*Problem*. Say how many lines of the listing below contain "with", giving the number and nothing else.

*Provided material*.
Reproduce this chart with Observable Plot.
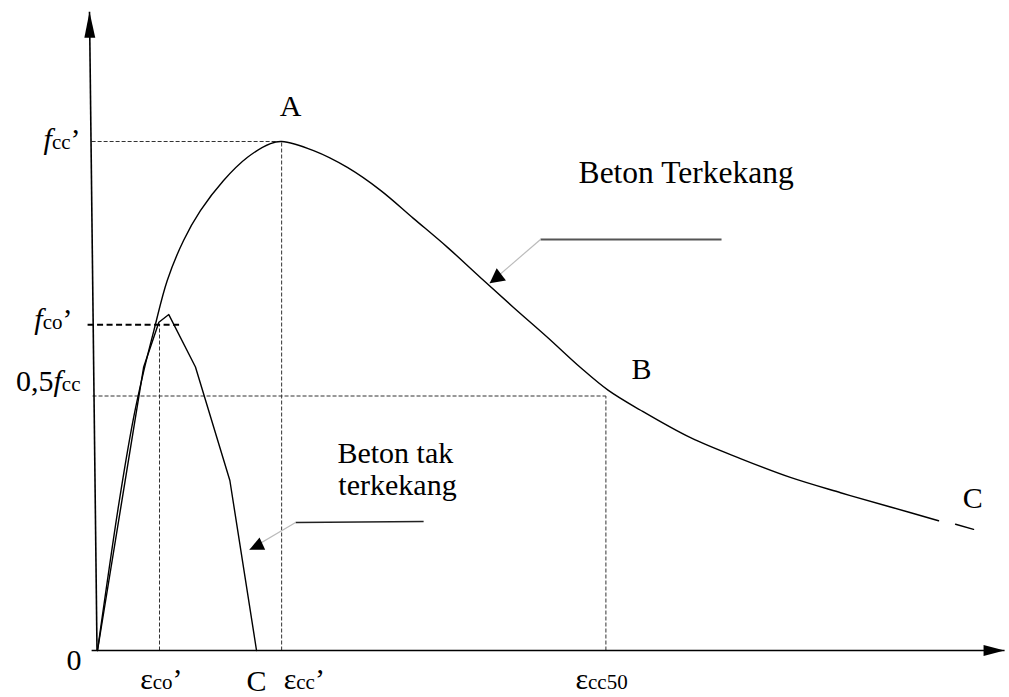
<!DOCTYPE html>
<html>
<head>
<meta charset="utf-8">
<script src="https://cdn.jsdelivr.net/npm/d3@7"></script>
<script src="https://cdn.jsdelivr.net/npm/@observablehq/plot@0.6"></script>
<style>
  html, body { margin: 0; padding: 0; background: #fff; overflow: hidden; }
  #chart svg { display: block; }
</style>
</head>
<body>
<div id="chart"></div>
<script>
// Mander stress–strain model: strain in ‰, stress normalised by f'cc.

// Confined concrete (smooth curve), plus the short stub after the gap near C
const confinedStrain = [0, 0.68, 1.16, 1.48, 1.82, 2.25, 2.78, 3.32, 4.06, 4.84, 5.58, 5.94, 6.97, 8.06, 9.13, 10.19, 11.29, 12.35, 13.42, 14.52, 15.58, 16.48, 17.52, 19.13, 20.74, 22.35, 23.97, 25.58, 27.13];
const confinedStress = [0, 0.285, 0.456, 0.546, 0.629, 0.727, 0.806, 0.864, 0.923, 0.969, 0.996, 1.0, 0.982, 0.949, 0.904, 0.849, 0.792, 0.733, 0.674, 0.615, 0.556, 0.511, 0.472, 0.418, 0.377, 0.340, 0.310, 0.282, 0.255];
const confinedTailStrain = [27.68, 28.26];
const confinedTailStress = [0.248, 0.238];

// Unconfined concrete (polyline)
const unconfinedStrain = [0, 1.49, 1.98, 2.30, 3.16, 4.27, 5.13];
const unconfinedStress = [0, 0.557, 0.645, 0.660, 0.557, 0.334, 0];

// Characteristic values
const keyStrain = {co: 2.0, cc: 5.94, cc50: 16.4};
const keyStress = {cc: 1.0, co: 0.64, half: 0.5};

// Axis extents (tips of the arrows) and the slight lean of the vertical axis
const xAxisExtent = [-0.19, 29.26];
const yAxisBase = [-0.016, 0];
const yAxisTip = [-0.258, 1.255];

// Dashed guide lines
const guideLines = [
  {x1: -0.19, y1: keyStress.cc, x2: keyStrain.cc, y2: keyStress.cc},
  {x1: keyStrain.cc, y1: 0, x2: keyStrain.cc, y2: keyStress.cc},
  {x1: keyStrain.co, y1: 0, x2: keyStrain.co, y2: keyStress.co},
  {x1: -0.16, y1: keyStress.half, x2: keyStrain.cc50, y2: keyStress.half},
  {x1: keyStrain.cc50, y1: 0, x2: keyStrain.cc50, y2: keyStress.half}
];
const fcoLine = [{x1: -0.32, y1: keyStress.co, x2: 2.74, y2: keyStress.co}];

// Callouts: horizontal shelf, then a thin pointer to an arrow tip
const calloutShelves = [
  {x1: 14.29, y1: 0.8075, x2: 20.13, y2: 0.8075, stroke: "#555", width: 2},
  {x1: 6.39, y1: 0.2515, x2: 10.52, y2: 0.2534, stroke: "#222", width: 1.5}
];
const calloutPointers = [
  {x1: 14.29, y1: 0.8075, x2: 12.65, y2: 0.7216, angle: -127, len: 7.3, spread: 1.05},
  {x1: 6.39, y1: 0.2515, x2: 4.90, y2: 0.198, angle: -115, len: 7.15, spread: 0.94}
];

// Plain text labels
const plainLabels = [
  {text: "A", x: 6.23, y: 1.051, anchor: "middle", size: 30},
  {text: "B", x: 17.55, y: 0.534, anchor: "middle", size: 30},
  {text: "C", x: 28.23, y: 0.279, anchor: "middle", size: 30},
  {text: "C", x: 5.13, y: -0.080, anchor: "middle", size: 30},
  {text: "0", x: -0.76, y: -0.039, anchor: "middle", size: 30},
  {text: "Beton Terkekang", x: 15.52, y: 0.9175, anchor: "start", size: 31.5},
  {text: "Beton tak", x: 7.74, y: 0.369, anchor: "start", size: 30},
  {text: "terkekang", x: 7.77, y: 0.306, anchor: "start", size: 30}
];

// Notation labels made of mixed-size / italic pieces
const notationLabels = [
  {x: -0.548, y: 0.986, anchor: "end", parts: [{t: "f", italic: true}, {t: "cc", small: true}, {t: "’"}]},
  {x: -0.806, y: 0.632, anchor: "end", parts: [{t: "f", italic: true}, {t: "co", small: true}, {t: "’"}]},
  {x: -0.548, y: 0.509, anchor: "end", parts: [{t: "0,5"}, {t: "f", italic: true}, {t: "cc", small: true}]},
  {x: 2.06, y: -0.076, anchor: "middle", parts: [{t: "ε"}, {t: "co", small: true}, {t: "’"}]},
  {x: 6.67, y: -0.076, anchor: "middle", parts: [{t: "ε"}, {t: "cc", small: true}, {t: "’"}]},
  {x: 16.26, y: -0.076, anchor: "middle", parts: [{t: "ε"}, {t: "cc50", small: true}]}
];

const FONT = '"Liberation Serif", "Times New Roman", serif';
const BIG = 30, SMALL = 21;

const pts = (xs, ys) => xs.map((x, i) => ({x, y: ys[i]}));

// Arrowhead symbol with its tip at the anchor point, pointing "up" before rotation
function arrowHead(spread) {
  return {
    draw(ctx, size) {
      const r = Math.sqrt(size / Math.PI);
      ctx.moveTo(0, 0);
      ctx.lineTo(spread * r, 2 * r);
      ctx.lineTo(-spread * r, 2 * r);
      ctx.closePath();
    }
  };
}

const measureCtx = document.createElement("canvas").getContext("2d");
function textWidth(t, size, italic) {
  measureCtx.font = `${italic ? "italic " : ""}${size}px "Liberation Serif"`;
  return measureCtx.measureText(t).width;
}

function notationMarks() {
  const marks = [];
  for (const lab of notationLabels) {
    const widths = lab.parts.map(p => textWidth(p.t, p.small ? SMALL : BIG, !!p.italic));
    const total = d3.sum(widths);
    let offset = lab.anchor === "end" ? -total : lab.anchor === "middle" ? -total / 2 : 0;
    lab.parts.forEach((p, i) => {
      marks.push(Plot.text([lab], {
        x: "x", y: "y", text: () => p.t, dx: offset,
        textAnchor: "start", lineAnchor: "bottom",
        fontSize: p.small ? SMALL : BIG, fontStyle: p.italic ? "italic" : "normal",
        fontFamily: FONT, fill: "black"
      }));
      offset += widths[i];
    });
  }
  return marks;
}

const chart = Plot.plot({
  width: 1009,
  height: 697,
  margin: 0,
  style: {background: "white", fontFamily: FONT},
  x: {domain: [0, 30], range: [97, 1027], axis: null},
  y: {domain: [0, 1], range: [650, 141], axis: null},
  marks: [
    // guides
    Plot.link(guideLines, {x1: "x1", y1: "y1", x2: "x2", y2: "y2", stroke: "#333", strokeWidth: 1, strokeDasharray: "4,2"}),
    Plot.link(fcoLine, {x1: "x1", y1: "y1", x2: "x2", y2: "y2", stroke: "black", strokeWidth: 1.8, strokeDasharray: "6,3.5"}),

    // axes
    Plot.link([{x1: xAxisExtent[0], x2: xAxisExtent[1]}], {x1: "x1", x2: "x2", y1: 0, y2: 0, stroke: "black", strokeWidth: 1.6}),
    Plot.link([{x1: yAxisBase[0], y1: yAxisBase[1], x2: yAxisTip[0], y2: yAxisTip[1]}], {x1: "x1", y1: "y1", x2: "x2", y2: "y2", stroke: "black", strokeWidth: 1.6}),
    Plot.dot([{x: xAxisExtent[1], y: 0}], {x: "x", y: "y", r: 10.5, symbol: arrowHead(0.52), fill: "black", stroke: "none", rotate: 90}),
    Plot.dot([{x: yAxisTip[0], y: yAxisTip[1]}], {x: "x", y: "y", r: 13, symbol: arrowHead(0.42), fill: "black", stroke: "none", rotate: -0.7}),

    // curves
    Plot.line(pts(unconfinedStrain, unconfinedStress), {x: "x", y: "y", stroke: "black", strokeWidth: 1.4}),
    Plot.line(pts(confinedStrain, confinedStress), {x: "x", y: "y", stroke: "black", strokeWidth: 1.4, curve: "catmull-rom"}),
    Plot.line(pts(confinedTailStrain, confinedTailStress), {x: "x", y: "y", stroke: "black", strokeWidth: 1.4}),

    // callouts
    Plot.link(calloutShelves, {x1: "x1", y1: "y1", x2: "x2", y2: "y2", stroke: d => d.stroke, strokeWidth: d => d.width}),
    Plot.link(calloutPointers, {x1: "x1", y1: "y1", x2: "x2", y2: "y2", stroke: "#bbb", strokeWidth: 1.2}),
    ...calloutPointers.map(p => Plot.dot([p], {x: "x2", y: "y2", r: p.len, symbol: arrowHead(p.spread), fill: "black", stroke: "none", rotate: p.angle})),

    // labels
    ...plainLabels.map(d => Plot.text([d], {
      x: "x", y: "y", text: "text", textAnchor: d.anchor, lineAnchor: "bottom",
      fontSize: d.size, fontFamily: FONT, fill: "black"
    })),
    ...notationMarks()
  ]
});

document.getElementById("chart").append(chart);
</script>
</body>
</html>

*Full answer*. 2